= Supplied information =
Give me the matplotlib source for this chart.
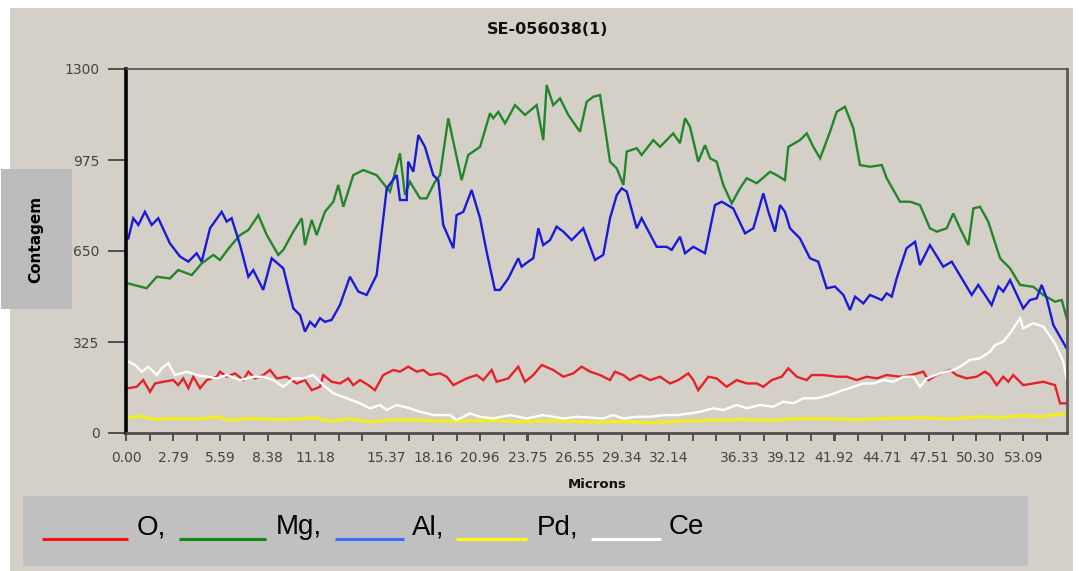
import matplotlib
matplotlib.use("Agg")
import matplotlib.pyplot as plt
from matplotlib.patches import Rectangle
from matplotlib.lines import Line2D
import numpy as np

# ---------------- data ----------------
title = "SE-056038(1)"
x_label = "Microns"
y_label = "Contagem"
y_ticks = [0, 325, 650, 975, 1300]
x_tick_labels = ["0.00", "2.79", "5.59", "8.38", "11.18", "15.37", "18.16", "20.96",
                 "23.75", "26.55", "29.34", "32.14", "36.33", "39.12", "41.92", "44.71",
                 "47.51", "50.30", "53.09"]
series_names = ["O", "Mg", "Al", "Pd", "Ce"]

o_x = [0.14, 0.63, 1.02, 1.42, 1.72, 2.21, 2.80, 3.09, 3.39, 3.69, 3.98, 4.38, 4.78, 5.37,
       5.56, 5.96, 6.45, 6.94, 7.24, 7.63, 8.12, 8.52, 8.92, 9.51, 10.10, 10.59, 10.99,
       11.48, 11.67, 12.17, 12.66, 13.15, 13.45, 13.85, 14.34, 14.73, 15.22, 15.82, 16.21,
       16.70, 17.20, 17.59, 17.99, 18.58, 18.98, 19.37, 20.16, 20.75, 21.14, 21.64, 21.93,
       22.62, 23.21, 23.61, 24.10, 24.60, 25.28, 25.88, 26.47, 26.96, 27.46, 28.05, 28.64,
       28.93, 29.43, 29.82, 30.41, 31.01, 31.60, 32.19, 32.68, 33.27, 33.57, 33.86, 34.46,
       34.95, 35.54, 36.13, 36.73, 37.32, 37.71, 38.21, 38.80, 39.19, 39.69, 40.28, 40.57,
       41.26, 42.05, 42.64, 43.24, 43.83, 44.42, 45.01, 45.80, 46.49, 47.18, 47.48, 47.97,
       48.76, 49.15, 49.74, 50.33, 50.83, 51.12, 51.52, 51.91, 52.21, 52.50, 53.09, 53.69,
       54.28, 54.97, 55.27, 55.66]
o_y = [160, 165, 189, 147, 177, 183, 189, 171, 195, 160, 201, 160, 189, 201,
       219, 201, 213, 189, 219, 195, 207, 225, 195, 201, 177, 189, 153,
       165, 207, 183, 177, 195, 171, 189, 171, 153, 207, 225, 219,
       237, 219, 225, 207, 213, 201, 171, 195, 207, 189, 225, 183,
       195, 237, 183, 207, 243, 225, 201, 213, 237, 219, 207, 189,
       219, 207, 189, 207, 189, 201, 177, 189, 213, 189, 153, 201,
       195, 165, 189, 177, 177, 165, 189, 201, 231, 201, 189, 207,
       207, 201, 201, 189, 201, 195, 207, 201, 207, 219, 189, 207,
       225, 207, 195, 201, 219, 207, 171, 201, 183, 207, 171, 177,
       183, 171, 106, 106]

mg_x = [0.14, 1.22, 1.82, 2.60, 3.09, 3.89, 4.48, 5.17, 5.56, 6.15, 6.75, 7.24, 7.83, 8.33,
        9.01, 9.31, 9.90, 10.40, 10.59, 10.99, 11.28, 11.77, 12.27, 12.56, 12.86, 13.45,
        14.04, 14.83, 15.62, 16.21, 16.51, 16.80, 17.40, 17.79, 18.28, 18.58, 19.07, 19.86,
        20.25, 20.95, 21.54, 21.73, 22.03, 22.43, 23.02, 23.61, 24.30, 24.69, 24.89, 25.28,
        25.68, 26.17, 26.86, 27.26, 27.65, 28.05, 28.64, 29.04, 29.43, 29.63, 30.22, 30.51,
        31.20, 31.60, 32.38, 32.78, 33.08, 33.37, 33.86, 34.26, 34.56, 34.95, 35.34, 35.84,
        36.33, 36.73, 37.32, 38.11, 38.50, 38.99, 39.19, 39.88, 40.28, 40.67, 41.07, 41.66,
        42.05, 42.54, 43.04, 43.43, 44.02, 44.72, 45.01, 45.80, 46.39, 46.98, 47.57, 47.97,
        48.56, 48.95, 49.35, 49.84, 50.14, 50.53, 51.02, 51.72, 52.31, 52.90, 53.69, 54.28,
        54.97, 55.37, 55.66]
mg_y = [534, 517, 558, 552, 582, 564, 606, 636, 618, 665, 707, 725, 778, 707,
        636, 654, 719, 767, 671, 761, 707, 790, 826, 886, 808, 921,
        939, 921, 862, 999, 850, 897, 838, 838, 897, 921, 1124, 903,
        993, 1022, 1142, 1124, 1147, 1106, 1171, 1136, 1171, 1046, 1243, 1171,
        1195, 1136, 1076, 1183, 1201, 1207, 969, 945, 886, 1005, 1017, 993,
        1046, 1022, 1070, 1035, 1124, 1094, 969, 1028, 981, 969, 886, 820,
        874, 910, 892, 933, 921, 903, 1022, 1046, 1070, 1022, 981, 1076,
        1147, 1165, 1088, 957, 951, 957, 910, 826, 826, 814, 731, 719,
        731, 784, 731, 671, 802, 808, 755, 624, 588, 529, 522, 493,
        469, 475, 410]

al_x = [0.14, 0.43, 0.73, 1.12, 1.52, 1.91, 2.60, 3.20, 3.69, 4.18, 4.48, 4.97, 5.66, 5.96,
        6.25, 6.75, 7.24, 7.53, 8.12, 8.62, 9.31, 9.90, 10.30, 10.59, 10.89, 11.18, 11.48,
        11.77, 12.17, 12.66, 13.25, 13.75, 14.24, 14.83, 15.43, 16.02, 16.21, 16.61, 16.70,
        17.00, 17.30, 17.69, 18.18, 18.48, 18.77, 19.37, 19.56, 19.96, 20.45, 20.95, 21.34,
        21.83, 22.13, 22.62, 23.21, 23.41, 23.80, 24.10, 24.40, 24.69, 25.09, 25.48, 25.88,
        26.37, 27.06, 27.75, 28.24, 28.64, 29.04, 29.33, 29.63, 30.22, 30.51, 31.40, 31.99,
        32.29, 32.78, 33.08, 33.57, 34.26, 34.85, 35.25, 35.93, 36.63, 37.12, 37.71, 38.01,
        38.40, 38.70, 38.99, 39.29, 39.88, 40.47, 40.96, 41.46, 41.95, 42.45, 42.84, 43.14,
        43.63, 44.02, 44.72, 45.01, 45.31, 45.60, 46.19, 46.69, 46.98, 47.57, 48.36, 48.86,
        50.04, 50.43, 51.22, 51.62, 51.91, 52.31, 53.09, 53.49, 53.89, 54.18, 54.48, 54.87,
        55.66]
al_y = [695, 767, 743, 790, 743, 767, 677, 630, 612, 642, 612, 731, 790, 755,
        767, 671, 558, 582, 511, 624, 588, 445, 421, 362, 397, 380, 410,
        397, 404, 457, 558, 505, 493, 564, 874, 921, 832, 832, 969,
        933, 1064, 1022, 921, 903, 743, 660, 778, 790, 868, 767, 647,
        511, 511, 552, 624, 594, 612, 624, 731, 671, 689, 737, 719,
        689, 731, 618, 636, 767, 850, 874, 862, 731, 767, 665, 665,
        654, 701, 642, 665, 642, 814, 826, 802, 713, 731, 856, 790,
        719, 814, 790, 731, 695, 624, 612, 517, 523, 493, 439, 487,
        463, 493, 475, 499, 487, 552, 660, 683, 600, 671, 594, 612,
        493, 529, 457, 523, 505, 546, 445, 475, 481, 529, 481, 386,
        302]

pd_x = [0.12, 0.83, 1.72, 2.90, 4.38, 5.27, 6.15, 7.34, 9.11, 10.30, 11.18, 12.07, 13.25,
        14.44, 16.21, 17.99, 19.76, 21.54, 23.31, 25.09, 26.86, 28.05, 29.23, 31.01, 32.78,
        34.56, 36.33, 38.11, 39.88, 41.66, 43.43, 45.21, 46.98, 48.76, 50.53, 51.72, 52.90,
        54.08, 54.97, 55.62]
pd_y = [55, 60, 48, 52, 50, 58, 45, 52, 48, 50, 55, 42, 50,
        40, 48, 44, 42, 45, 40, 44, 40, 38, 42, 36, 42,
        45, 48, 45, 52, 50, 48, 52, 55, 50, 58, 55, 62,
        58, 65, 70]

ce_x = [0.14, 0.53, 0.93, 1.32, 1.82, 2.11, 2.50, 2.90, 3.59, 4.18, 4.78, 5.37, 5.96, 6.75,
        7.53, 8.12, 8.72, 9.31, 9.90, 10.49, 11.08, 11.67, 12.27, 13.06, 13.85, 14.44, 15.03,
        15.43, 16.02, 16.80, 17.40, 18.18, 19.17, 19.56, 20.36, 20.95, 21.73, 22.72, 23.71,
        24.69, 25.88, 26.67, 27.46, 28.24, 28.82, 29.43, 30.22, 31.01, 31.79, 32.59, 33.37,
        33.96, 34.75, 35.34, 36.14, 36.73, 37.51, 38.30, 38.89, 39.49, 40.08, 40.87, 41.66,
        42.44, 43.04, 43.63, 44.22, 44.81, 45.40, 46.00, 46.59, 46.98, 47.38, 48.17, 48.95,
        49.35, 49.94, 50.53, 51.12, 51.42, 51.91, 52.31, 52.90, 53.09, 53.69, 54.28, 54.97,
        55.46, 55.66]
ce_y = [255, 243, 219, 237, 207, 231, 249, 207, 219, 207, 201, 195, 207, 189,
        201, 201, 189, 165, 195, 195, 207, 171, 142, 124, 106, 88, 100,
        82, 100, 88, 76, 64, 64, 46, 70, 58, 52, 64, 52,
        64, 52, 58, 55, 52, 64, 52, 58, 58, 64, 64, 70,
        76, 88, 82, 100, 88, 100, 94, 112, 106, 124, 124, 136,
        153, 165, 177, 177, 189, 183, 201, 201, 165, 195, 213, 225,
        237, 261, 267, 290, 314, 326, 356, 410, 374, 392, 380, 320,
        255, 195]

# ---------------- styles ----------------
BG = "#d4d0c8"
plot_colors = ["#e4222a", "#23862a", "#1a1ad8", "#eeee22", "#ffffff"]
legend_colors = ["#ff1010", "#118a11", "#3a6cff", "#ffff10", "#ffffff"]
line_widths = [1.7, 1.7, 1.7, 2.4, 1.7]
W, H = 1079, 571

fig = plt.figure(figsize=(W / 100, H / 100), dpi=100, facecolor="white")

def fx(px):
    return px / W

def fy(py):
    return 1 - py / H

# gray panel background (behind everything)
fig.patches.append(Rectangle((fx(10), 0), fx(1073) - fx(10), fy(8), transform=fig.transFigure,
                             facecolor=BG, edgecolor="none", zorder=-5))

ax = fig.add_axes([fx(126), fy(433), fx(1067) - fx(126), fy(69) - fy(433)])
ax.set_zorder(2)
ax.set_facecolor(BG)

xs = [o_x, mg_x, al_x, pd_x, ce_x]
ys = [o_y, mg_y, al_y, pd_y, ce_y]
for xv, yv, c, lw in zip(xs, ys, plot_colors, line_widths):
    ax.plot(xv, yv, color=c, lw=lw, solid_joinstyle="miter", clip_on=False)

ax.set_xlim(0, 55.68)
ax.set_ylim(0, 1300)
ax.set_yticks(y_ticks)
ax.set_yticklabels([str(v) for v in y_ticks])
ax.set_xticks([float(s) for s in x_tick_labels])
ax.set_xticklabels(x_tick_labels)
ax.set_xticks(np.arange(0, 55.2, 1.3975), minor=True)

ax.tick_params(axis="y", length=13, width=1.4, color="#505050", pad=6,
               labelsize=10, labelcolor="#444444")
ax.tick_params(axis="x", which="both", length=6, width=1.4, color="#505050", pad=7,
               labelsize=10, labelcolor="#444444")
for lab in ax.get_xticklabels() + ax.get_yticklabels():
    lab.set_family("DejaVu Sans")

ax.spines["left"].set_color("black")
ax.spines["left"].set_linewidth(2.6)
ax.spines["bottom"].set_color("#4d4d4d")
ax.spines["bottom"].set_linewidth(2.0)
ax.spines["top"].set_color("#505050")
ax.spines["top"].set_linewidth(1.2)
ax.spines["right"].set_color("#5a5a5a")
ax.spines["right"].set_linewidth(2.0)

# title and axis labels
fig.text(fx(548), fy(30), title, ha="center", va="center", fontsize=11.5,
         fontweight="bold", family="DejaVu Sans", color="#111111")
fig.text(fx(597), fy(485), x_label, ha="center", va="center", fontsize=9.5,
         fontweight="bold", family="DejaVu Sans", color="#111111")

fig.patches.append(Rectangle((fx(1), fy(309)), fx(72) - fx(1), fy(169) - fy(309),
                             transform=fig.transFigure, facecolor="#bcbcbc",
                             edgecolor="none", zorder=1))
fig.text(fx(36), fy(239), y_label, rotation=90, ha="center", va="center", fontsize=11,
         fontweight="bold", family="DejaVu Sans", color="black", zorder=2)

# legend box
fig.patches.append(Rectangle((fx(23), fy(566)), fx(1028) - fx(23), fy(496) - fy(566),
                             transform=fig.transFigure, facecolor="#c0c0c0",
                             edgecolor="none", zorder=1))
seg_px = [(42, 128), (179, 266), (335, 404), (456, 527), (591, 661)]
txt_px = [137, 276, 412, 537, 669]
for i, name in enumerate(series_names):
    x0, x1 = seg_px[i]
    fig.add_artist(Line2D([fx(x0), fx(x1)], [fy(539), fy(539)], transform=fig.transFigure,
                          color=legend_colors[i], lw=2.2, solid_capstyle="butt", zorder=3))
    label = name + ("," if i < len(series_names) - 1 else "")
    fig.text(fx(txt_px[i]), fy(534), label, ha="left", va="baseline", fontsize=20,
             family="Liberation Sans", color="black", zorder=3)

fig.savefig("out.png", dpi=100, facecolor=fig.get_facecolor())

= Exercise goal =
Leave out the pictures, then repeat the listing above exactly from its first line to the line with "import numpy as np", inclusive.

= Response to this exercise =
Give me the matplotlib source for this chart.
import matplotlib
matplotlib.use("Agg")
import matplotlib.pyplot as plt
from matplotlib.patches import Rectangle
from matplotlib.lines import Line2D
import numpy as np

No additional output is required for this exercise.